_Your task_:
Repeat every line exactly, keeping the pictures out of the copy.

_Supplied data_:
>> Begin
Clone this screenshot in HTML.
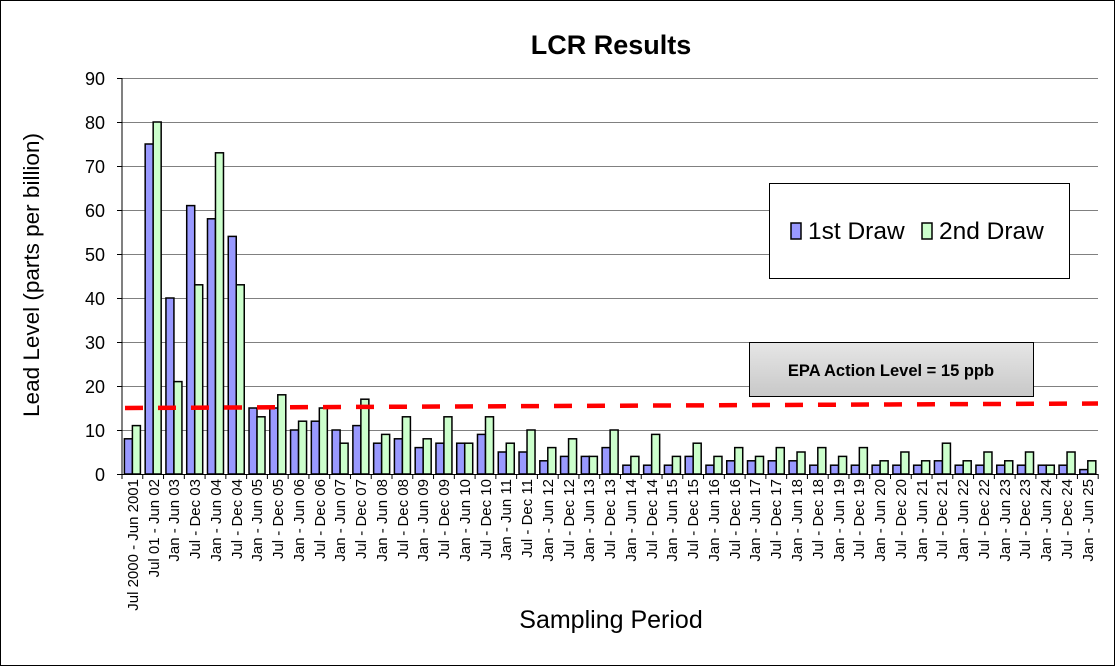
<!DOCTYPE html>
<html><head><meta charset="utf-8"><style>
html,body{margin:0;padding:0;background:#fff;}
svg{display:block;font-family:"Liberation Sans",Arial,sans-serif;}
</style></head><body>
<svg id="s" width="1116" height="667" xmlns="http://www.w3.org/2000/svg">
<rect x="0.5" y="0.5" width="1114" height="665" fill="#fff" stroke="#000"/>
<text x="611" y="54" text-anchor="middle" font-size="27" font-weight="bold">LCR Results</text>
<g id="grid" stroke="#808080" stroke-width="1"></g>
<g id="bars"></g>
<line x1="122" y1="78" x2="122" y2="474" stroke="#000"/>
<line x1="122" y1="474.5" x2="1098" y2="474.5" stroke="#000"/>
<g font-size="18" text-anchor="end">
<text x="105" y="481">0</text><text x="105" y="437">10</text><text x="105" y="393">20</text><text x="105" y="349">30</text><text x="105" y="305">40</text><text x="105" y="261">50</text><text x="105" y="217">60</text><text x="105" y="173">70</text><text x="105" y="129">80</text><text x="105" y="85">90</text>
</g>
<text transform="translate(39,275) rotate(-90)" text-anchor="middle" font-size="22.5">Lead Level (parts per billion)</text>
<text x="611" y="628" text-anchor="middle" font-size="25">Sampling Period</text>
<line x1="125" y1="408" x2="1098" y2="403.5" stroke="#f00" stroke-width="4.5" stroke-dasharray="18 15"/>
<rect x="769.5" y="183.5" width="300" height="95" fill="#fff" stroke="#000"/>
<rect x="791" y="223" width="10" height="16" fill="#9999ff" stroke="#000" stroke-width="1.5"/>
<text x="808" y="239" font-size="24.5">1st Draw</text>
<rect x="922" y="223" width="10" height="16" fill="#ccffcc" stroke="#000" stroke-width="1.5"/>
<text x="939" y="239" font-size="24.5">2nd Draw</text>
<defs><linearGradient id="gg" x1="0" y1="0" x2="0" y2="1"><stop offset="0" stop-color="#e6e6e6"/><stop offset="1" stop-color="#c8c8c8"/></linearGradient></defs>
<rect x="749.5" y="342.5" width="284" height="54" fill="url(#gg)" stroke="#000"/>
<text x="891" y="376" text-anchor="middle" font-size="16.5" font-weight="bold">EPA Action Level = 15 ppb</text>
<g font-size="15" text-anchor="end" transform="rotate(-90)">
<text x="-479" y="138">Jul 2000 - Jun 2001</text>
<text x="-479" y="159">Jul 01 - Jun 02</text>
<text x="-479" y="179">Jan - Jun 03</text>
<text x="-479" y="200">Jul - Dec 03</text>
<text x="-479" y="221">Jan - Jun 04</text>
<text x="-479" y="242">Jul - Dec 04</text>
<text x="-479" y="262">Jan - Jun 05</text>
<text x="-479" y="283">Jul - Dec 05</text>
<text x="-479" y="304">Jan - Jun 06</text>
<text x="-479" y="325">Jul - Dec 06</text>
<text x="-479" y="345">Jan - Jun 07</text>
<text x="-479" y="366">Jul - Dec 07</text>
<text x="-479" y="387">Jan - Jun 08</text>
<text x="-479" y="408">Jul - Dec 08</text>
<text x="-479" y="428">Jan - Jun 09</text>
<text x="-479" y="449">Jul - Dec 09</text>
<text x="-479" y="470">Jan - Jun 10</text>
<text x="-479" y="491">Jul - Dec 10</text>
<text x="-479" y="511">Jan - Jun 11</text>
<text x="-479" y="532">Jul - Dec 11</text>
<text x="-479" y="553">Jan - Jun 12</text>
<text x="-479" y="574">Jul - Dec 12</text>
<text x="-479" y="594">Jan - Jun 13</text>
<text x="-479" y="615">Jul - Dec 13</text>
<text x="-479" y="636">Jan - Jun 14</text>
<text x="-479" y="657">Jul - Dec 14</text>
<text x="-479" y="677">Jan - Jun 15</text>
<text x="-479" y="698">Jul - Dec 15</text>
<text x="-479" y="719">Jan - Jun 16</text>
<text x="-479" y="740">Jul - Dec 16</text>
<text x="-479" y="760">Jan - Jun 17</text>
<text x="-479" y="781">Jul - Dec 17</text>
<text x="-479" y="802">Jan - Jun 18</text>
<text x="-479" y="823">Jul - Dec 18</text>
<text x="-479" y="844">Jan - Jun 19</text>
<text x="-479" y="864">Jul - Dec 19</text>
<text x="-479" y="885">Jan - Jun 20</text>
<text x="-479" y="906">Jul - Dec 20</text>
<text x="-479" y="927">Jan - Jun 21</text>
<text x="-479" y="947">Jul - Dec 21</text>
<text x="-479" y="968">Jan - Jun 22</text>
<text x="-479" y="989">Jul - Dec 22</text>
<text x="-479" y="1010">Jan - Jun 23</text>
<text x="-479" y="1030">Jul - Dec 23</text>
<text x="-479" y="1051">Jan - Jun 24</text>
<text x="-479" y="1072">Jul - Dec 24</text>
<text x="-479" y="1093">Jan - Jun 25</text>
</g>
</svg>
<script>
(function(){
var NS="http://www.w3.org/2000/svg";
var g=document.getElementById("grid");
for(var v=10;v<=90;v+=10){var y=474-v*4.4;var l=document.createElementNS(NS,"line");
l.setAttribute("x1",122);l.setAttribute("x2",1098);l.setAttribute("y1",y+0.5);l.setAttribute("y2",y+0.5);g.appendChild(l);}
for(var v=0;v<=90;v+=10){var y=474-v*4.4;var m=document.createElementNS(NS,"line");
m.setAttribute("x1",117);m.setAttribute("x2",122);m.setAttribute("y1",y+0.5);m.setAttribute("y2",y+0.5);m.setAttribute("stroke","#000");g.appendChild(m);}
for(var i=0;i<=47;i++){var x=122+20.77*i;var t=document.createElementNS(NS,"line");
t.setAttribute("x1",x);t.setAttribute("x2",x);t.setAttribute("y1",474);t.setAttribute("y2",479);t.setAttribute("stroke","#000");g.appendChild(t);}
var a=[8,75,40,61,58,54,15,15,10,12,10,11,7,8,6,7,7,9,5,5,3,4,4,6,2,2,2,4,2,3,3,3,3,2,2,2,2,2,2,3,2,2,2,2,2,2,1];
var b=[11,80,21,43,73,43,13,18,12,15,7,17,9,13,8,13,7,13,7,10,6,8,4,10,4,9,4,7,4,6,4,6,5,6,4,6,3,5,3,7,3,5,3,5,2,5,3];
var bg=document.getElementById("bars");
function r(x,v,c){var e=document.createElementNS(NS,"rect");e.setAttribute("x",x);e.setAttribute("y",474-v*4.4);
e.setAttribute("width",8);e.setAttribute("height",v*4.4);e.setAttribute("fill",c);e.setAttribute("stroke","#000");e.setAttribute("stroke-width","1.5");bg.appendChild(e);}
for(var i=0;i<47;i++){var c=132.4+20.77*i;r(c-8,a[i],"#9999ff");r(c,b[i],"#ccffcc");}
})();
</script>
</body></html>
>> End
_Answer for this exercise_:
Clone this screenshot in HTML.
<!DOCTYPE html>
<html><head><meta charset="utf-8"><style>
html,body{margin:0;padding:0;background:#fff;}
svg{display:block;font-family:"Liberation Sans",Arial,sans-serif;}
</style></head><body>
<svg id="s" width="1116" height="667" xmlns="http://www.w3.org/2000/svg">
<rect x="0.5" y="0.5" width="1114" height="665" fill="#fff" stroke="#000"/>
<text x="611" y="54" text-anchor="middle" font-size="27" font-weight="bold">LCR Results</text>
<g id="grid" stroke="#808080" stroke-width="1"></g>
<g id="bars"></g>
<line x1="122" y1="78" x2="122" y2="474" stroke="#000"/>
<line x1="122" y1="474.5" x2="1098" y2="474.5" stroke="#000"/>
<g font-size="18" text-anchor="end">
<text x="105" y="481">0</text><text x="105" y="437">10</text><text x="105" y="393">20</text><text x="105" y="349">30</text><text x="105" y="305">40</text><text x="105" y="261">50</text><text x="105" y="217">60</text><text x="105" y="173">70</text><text x="105" y="129">80</text><text x="105" y="85">90</text>
</g>
<text transform="translate(39,275) rotate(-90)" text-anchor="middle" font-size="22.5">Lead Level (parts per billion)</text>
<text x="611" y="628" text-anchor="middle" font-size="25">Sampling Period</text>
<line x1="125" y1="408" x2="1098" y2="403.5" stroke="#f00" stroke-width="4.5" stroke-dasharray="18 15"/>
<rect x="769.5" y="183.5" width="300" height="95" fill="#fff" stroke="#000"/>
<rect x="791" y="223" width="10" height="16" fill="#9999ff" stroke="#000" stroke-width="1.5"/>
<text x="808" y="239" font-size="24.5">1st Draw</text>
<rect x="922" y="223" width="10" height="16" fill="#ccffcc" stroke="#000" stroke-width="1.5"/>
<text x="939" y="239" font-size="24.5">2nd Draw</text>
<defs><linearGradient id="gg" x1="0" y1="0" x2="0" y2="1"><stop offset="0" stop-color="#e6e6e6"/><stop offset="1" stop-color="#c8c8c8"/></linearGradient></defs>
<rect x="749.5" y="342.5" width="284" height="54" fill="url(#gg)" stroke="#000"/>
<text x="891" y="376" text-anchor="middle" font-size="16.5" font-weight="bold">EPA Action Level = 15 ppb</text>
<g font-size="15" text-anchor="end" transform="rotate(-90)">
<text x="-479" y="138">Jul 2000 - Jun 2001</text>
<text x="-479" y="159">Jul 01 - Jun 02</text>
<text x="-479" y="179">Jan - Jun 03</text>
<text x="-479" y="200">Jul - Dec 03</text>
<text x="-479" y="221">Jan - Jun 04</text>
<text x="-479" y="242">Jul - Dec 04</text>
<text x="-479" y="262">Jan - Jun 05</text>
<text x="-479" y="283">Jul - Dec 05</text>
<text x="-479" y="304">Jan - Jun 06</text>
<text x="-479" y="325">Jul - Dec 06</text>
<text x="-479" y="345">Jan - Jun 07</text>
<text x="-479" y="366">Jul - Dec 07</text>
<text x="-479" y="387">Jan - Jun 08</text>
<text x="-479" y="408">Jul - Dec 08</text>
<text x="-479" y="428">Jan - Jun 09</text>
<text x="-479" y="449">Jul - Dec 09</text>
<text x="-479" y="470">Jan - Jun 10</text>
<text x="-479" y="491">Jul - Dec 10</text>
<text x="-479" y="511">Jan - Jun 11</text>
<text x="-479" y="532">Jul - Dec 11</text>
<text x="-479" y="553">Jan - Jun 12</text>
<text x="-479" y="574">Jul - Dec 12</text>
<text x="-479" y="594">Jan - Jun 13</text>
<text x="-479" y="615">Jul - Dec 13</text>
<text x="-479" y="636">Jan - Jun 14</text>
<text x="-479" y="657">Jul - Dec 14</text>
<text x="-479" y="677">Jan - Jun 15</text>
<text x="-479" y="698">Jul - Dec 15</text>
<text x="-479" y="719">Jan - Jun 16</text>
<text x="-479" y="740">Jul - Dec 16</text>
<text x="-479" y="760">Jan - Jun 17</text>
<text x="-479" y="781">Jul - Dec 17</text>
<text x="-479" y="802">Jan - Jun 18</text>
<text x="-479" y="823">Jul - Dec 18</text>
<text x="-479" y="844">Jan - Jun 19</text>
<text x="-479" y="864">Jul - Dec 19</text>
<text x="-479" y="885">Jan - Jun 20</text>
<text x="-479" y="906">Jul - Dec 20</text>
<text x="-479" y="927">Jan - Jun 21</text>
<text x="-479" y="947">Jul - Dec 21</text>
<text x="-479" y="968">Jan - Jun 22</text>
<text x="-479" y="989">Jul - Dec 22</text>
<text x="-479" y="1010">Jan - Jun 23</text>
<text x="-479" y="1030">Jul - Dec 23</text>
<text x="-479" y="1051">Jan - Jun 24</text>
<text x="-479" y="1072">Jul - Dec 24</text>
<text x="-479" y="1093">Jan - Jun 25</text>
</g>
</svg>
<script>
(function(){
var NS="http://www.w3.org/2000/svg";
var g=document.getElementById("grid");
for(var v=10;v<=90;v+=10){var y=474-v*4.4;var l=document.createElementNS(NS,"line");
l.setAttribute("x1",122);l.setAttribute("x2",1098);l.setAttribute("y1",y+0.5);l.setAttribute("y2",y+0.5);g.appendChild(l);}
for(var v=0;v<=90;v+=10){var y=474-v*4.4;var m=document.createElementNS(NS,"line");
m.setAttribute("x1",117);m.setAttribute("x2",122);m.setAttribute("y1",y+0.5);m.setAttribute("y2",y+0.5);m.setAttribute("stroke","#000");g.appendChild(m);}
for(var i=0;i<=47;i++){var x=122+20.77*i;var t=document.createElementNS(NS,"line");
t.setAttribute("x1",x);t.setAttribute("x2",x);t.setAttribute("y1",474);t.setAttribute("y2",479);t.setAttribute("stroke","#000");g.appendChild(t);}
var a=[8,75,40,61,58,54,15,15,10,12,10,11,7,8,6,7,7,9,5,5,3,4,4,6,2,2,2,4,2,3,3,3,3,2,2,2,2,2,2,3,2,2,2,2,2,2,1];
var b=[11,80,21,43,73,43,13,18,12,15,7,17,9,13,8,13,7,13,7,10,6,8,4,10,4,9,4,7,4,6,4,6,5,6,4,6,3,5,3,7,3,5,3,5,2,5,3];
var bg=document.getElementById("bars");
function r(x,v,c){var e=document.createElementNS(NS,"rect");e.setAttribute("x",x);e.setAttribute("y",474-v*4.4);
e.setAttribute("width",8);e.setAttribute("height",v*4.4);e.setAttribute("fill",c);e.setAttribute("stroke","#000");e.setAttribute("stroke-width","1.5");bg.appendChild(e);}
for(var i=0;i<47;i++){var c=132.4+20.77*i;r(c-8,a[i],"#9999ff");r(c,b[i],"#ccffcc");}
})();
</script>
</body></html>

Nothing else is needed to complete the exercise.